**DATASET SECTION:**

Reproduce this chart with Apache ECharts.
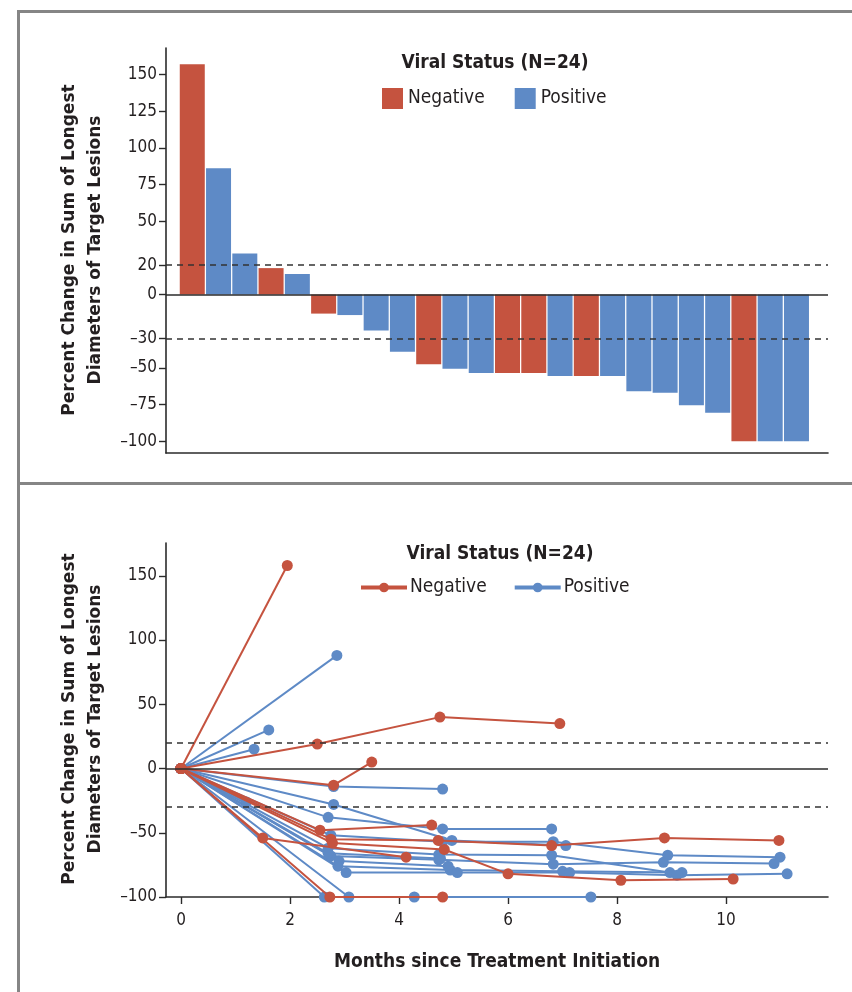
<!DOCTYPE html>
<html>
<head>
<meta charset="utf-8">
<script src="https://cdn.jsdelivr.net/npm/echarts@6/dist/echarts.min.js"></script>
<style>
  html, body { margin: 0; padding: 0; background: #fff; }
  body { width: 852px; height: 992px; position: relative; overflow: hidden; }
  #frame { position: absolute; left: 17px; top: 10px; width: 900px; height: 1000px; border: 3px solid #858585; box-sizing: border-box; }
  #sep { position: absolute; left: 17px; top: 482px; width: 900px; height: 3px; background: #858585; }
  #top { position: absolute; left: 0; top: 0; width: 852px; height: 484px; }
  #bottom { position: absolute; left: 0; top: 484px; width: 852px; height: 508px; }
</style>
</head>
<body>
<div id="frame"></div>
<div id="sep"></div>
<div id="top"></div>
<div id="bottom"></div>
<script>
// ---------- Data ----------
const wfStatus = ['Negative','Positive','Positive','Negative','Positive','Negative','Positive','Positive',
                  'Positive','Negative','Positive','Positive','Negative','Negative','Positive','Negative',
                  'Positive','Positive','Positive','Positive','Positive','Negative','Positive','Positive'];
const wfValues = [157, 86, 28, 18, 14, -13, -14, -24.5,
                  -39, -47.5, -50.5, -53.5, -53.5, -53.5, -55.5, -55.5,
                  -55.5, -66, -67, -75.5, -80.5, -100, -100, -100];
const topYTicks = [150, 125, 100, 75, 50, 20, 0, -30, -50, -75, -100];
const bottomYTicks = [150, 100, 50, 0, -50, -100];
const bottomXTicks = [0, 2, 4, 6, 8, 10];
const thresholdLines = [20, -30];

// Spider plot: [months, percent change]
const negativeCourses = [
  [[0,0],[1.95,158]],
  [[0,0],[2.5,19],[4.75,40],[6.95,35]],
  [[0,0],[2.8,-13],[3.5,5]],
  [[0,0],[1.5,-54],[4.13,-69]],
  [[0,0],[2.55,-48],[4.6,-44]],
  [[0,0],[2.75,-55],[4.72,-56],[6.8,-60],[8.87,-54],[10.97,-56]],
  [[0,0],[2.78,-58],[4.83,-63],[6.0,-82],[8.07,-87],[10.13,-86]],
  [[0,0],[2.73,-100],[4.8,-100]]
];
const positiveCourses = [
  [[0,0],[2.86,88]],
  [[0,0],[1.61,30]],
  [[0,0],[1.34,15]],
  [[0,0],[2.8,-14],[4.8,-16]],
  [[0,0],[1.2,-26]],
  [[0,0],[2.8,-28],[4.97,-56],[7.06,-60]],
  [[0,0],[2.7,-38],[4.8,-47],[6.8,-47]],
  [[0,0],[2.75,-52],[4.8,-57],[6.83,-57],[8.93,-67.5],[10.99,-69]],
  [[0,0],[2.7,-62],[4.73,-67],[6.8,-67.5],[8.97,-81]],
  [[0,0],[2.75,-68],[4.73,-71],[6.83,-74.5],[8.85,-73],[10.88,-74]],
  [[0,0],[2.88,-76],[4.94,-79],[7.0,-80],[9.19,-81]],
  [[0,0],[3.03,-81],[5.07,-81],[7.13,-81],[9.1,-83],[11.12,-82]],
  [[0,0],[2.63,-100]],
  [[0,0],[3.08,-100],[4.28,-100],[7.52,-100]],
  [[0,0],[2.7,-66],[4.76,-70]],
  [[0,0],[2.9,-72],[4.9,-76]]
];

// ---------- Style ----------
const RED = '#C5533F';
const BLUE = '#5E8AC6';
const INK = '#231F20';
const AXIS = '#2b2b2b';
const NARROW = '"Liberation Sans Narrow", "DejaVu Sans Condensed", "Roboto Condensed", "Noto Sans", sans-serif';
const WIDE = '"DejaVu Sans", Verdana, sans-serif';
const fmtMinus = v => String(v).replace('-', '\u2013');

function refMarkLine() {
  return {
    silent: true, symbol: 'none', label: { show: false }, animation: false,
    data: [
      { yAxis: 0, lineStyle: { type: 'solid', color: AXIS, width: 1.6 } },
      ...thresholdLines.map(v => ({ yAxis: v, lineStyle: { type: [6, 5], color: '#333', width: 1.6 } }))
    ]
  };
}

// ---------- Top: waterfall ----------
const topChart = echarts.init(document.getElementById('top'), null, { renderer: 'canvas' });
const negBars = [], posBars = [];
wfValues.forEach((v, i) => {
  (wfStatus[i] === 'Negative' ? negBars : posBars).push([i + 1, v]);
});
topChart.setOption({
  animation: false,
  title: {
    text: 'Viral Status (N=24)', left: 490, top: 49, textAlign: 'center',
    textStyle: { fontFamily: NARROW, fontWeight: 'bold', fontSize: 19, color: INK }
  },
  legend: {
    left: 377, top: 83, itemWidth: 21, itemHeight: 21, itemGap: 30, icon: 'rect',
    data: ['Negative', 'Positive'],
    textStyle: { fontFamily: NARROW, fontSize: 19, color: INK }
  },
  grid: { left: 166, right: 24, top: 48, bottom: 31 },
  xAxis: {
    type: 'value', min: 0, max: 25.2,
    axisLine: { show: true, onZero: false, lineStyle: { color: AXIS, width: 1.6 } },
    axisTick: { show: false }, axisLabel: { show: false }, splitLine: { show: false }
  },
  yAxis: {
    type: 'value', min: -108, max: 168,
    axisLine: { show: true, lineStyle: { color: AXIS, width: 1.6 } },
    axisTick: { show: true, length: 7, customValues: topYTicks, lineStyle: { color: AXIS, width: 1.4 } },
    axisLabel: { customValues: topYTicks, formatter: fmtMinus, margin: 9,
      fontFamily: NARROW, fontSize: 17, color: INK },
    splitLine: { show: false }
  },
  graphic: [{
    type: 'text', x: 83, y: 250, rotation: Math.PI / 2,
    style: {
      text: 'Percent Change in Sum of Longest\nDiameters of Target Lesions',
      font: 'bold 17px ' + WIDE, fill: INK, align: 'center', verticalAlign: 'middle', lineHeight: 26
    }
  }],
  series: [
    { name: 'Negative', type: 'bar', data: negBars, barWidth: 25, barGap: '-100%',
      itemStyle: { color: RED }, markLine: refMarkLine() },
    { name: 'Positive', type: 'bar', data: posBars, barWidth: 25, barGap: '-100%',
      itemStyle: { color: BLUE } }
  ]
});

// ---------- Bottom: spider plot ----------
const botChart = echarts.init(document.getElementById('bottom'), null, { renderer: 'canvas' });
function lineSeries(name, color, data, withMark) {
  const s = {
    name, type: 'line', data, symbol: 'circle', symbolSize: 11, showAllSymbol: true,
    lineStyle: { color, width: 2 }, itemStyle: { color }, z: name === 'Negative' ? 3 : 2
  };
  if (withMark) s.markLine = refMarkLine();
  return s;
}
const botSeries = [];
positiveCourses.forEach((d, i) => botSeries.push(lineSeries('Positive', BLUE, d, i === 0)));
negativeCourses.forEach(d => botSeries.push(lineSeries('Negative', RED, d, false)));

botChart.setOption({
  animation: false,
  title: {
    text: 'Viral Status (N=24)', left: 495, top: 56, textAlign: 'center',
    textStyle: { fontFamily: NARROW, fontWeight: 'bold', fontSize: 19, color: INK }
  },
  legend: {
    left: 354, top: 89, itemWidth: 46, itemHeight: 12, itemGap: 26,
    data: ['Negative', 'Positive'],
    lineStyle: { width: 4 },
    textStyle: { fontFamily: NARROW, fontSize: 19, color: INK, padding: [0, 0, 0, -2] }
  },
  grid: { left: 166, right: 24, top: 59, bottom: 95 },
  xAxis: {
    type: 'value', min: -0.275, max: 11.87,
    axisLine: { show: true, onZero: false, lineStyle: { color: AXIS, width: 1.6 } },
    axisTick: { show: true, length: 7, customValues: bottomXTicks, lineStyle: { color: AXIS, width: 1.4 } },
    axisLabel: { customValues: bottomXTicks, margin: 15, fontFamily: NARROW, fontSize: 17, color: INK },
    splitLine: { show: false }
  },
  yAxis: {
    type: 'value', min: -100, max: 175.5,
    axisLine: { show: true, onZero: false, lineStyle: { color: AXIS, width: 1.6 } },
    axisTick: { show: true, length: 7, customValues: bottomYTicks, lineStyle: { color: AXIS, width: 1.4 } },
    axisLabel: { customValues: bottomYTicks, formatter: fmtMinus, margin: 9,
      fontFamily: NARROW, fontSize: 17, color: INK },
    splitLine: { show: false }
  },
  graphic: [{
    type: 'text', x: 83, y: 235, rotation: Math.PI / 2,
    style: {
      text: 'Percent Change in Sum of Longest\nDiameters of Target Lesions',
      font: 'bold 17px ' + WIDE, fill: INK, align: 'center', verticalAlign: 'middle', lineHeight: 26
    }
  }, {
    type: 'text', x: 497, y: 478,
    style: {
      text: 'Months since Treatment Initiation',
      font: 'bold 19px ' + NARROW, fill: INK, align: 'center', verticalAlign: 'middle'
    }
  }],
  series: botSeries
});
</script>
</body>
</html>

**WRITTEN INSTRUCTION:**
Leave out the pictures, then repeat the listing above exactly from its first line to the line with "const thresholdLines = [20, -30];", inclusive.

**EXERCISE ANSWER:**
Reproduce this chart with Apache ECharts.
<!DOCTYPE html>
<html>
<head>
<meta charset="utf-8">
<script src="https://cdn.jsdelivr.net/npm/echarts@6/dist/echarts.min.js"></script>
<style>
  html, body { margin: 0; padding: 0; background: #fff; }
  body { width: 852px; height: 992px; position: relative; overflow: hidden; }
  #frame { position: absolute; left: 17px; top: 10px; width: 900px; height: 1000px; border: 3px solid #858585; box-sizing: border-box; }
  #sep { position: absolute; left: 17px; top: 482px; width: 900px; height: 3px; background: #858585; }
  #top { position: absolute; left: 0; top: 0; width: 852px; height: 484px; }
  #bottom { position: absolute; left: 0; top: 484px; width: 852px; height: 508px; }
</style>
</head>
<body>
<div id="frame"></div>
<div id="sep"></div>
<div id="top"></div>
<div id="bottom"></div>
<script>
// ---------- Data ----------
const wfStatus = ['Negative','Positive','Positive','Negative','Positive','Negative','Positive','Positive',
                  'Positive','Negative','Positive','Positive','Negative','Negative','Positive','Negative',
                  'Positive','Positive','Positive','Positive','Positive','Negative','Positive','Positive'];
const wfValues = [157, 86, 28, 18, 14, -13, -14, -24.5,
                  -39, -47.5, -50.5, -53.5, -53.5, -53.5, -55.5, -55.5,
                  -55.5, -66, -67, -75.5, -80.5, -100, -100, -100];
const topYTicks = [150, 125, 100, 75, 50, 20, 0, -30, -50, -75, -100];
const bottomYTicks = [150, 100, 50, 0, -50, -100];
const bottomXTicks = [0, 2, 4, 6, 8, 10];
const thresholdLines = [20, -30];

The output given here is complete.